Myra (Imagination Workshop, until 24 August) is a harrowing monologue about the Moors murderers. In this show Myra lays most of the blame on her boyfriend Ian Brady, and she claims to have been his first victim. She was bewitched by his charisma and intelligence even though he regularly threatened to kill her. ‘You’re mine now,’ he announced after their first sexual encounter. He enjoyed pointing loaded weapons at her and he liked to pinch her windpipe while raping her. Once, during a bout of non-consensual anal sex, he tore a chunk out of her face with his teeth. Later he told her to explain the gash as a wound sustained by a flying bottle during a bar brawl. It’s a miracle she survived his assaults and yet she was instrumental in luring their victims to their deaths. This is a hard show to enjoy. The writer/performer Lauren Varnfield, has an inscrutable, doll-like beauty. Her face is full of unsettling influences, scorn, impatience, cruelty and deceit. Film directors would love that spectrum of emotions.

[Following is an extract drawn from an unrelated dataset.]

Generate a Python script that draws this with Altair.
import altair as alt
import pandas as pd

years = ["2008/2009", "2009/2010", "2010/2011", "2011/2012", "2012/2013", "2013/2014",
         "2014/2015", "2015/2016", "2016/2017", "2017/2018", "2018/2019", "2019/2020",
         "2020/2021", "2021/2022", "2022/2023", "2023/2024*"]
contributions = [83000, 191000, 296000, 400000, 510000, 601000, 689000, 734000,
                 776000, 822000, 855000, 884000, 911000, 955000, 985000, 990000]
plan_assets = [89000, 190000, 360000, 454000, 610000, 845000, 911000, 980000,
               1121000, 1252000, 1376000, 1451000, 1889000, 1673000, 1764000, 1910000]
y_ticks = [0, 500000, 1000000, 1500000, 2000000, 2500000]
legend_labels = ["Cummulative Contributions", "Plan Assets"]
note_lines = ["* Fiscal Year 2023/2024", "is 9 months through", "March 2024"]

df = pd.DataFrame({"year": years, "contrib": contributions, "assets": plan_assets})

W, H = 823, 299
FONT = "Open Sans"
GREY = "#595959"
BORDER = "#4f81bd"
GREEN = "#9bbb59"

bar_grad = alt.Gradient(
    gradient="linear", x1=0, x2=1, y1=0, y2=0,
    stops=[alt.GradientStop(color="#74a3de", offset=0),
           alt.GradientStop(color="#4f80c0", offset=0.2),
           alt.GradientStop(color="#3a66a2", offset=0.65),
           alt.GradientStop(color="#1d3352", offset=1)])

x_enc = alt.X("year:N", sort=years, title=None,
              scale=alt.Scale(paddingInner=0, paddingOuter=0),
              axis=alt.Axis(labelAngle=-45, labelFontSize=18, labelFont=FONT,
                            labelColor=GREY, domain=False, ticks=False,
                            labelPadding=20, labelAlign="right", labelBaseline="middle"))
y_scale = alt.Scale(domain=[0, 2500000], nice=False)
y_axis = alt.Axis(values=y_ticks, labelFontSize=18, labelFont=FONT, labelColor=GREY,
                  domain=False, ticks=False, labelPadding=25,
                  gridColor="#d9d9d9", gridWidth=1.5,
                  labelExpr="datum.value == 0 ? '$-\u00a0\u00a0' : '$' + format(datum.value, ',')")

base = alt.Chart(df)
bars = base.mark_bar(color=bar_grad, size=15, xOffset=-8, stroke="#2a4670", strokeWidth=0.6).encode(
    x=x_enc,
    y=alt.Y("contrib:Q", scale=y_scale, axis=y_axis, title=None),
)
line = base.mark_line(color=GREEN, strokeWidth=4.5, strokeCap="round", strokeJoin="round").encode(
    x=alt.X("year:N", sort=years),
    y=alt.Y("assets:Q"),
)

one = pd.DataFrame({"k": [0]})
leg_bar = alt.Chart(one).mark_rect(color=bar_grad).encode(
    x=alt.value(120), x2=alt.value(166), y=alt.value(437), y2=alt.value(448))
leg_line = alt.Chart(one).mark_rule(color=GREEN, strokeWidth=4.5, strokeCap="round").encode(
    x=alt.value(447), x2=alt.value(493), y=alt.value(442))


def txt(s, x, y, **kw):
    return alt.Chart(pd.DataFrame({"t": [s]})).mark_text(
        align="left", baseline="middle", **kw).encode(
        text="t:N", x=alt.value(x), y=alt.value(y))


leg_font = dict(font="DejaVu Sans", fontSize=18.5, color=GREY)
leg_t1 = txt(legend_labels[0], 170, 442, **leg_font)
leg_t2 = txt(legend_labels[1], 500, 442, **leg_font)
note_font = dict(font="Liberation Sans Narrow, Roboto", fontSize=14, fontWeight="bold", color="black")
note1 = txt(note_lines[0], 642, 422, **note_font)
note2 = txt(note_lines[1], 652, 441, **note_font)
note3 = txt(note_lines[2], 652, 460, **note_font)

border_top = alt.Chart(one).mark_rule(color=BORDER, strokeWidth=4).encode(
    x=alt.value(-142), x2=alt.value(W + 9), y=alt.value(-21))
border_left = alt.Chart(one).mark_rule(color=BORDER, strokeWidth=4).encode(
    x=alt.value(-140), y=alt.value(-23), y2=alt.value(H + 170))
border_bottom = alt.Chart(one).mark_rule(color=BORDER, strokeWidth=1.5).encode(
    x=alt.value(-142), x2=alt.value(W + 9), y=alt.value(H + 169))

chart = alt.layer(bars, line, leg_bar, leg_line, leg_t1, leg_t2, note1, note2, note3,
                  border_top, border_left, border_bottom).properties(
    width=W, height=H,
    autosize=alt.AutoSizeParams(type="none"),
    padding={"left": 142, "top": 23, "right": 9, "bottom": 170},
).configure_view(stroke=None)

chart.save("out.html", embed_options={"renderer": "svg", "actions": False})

Nazis Need Jews (Banshee Labyrinth, until 25 August) is a political show by David Lee Morgan, a genial 71-year-old American who wants to tear down all borders and share the world’s assets equally. He contests that the Jewish conspiracy myth — ‘big-nosed bankers’ — is a fantasy devised by those in power to ‘cover up the truth’. After his anti-capitalist act he smiled: ‘Here’s the capitalist bit. Buy my book.’ It’s ironic that the enemies of capitalism find themselves using capitalism’s facilities — like cut-price self-publishing services — in order to attack capitalism. So they end up strengthening the vice they aim to destroy. Communism has no answer to that. Capitalism doesn’t need one.
Edinburgh Festival Fringe continues at various venues until 26 August.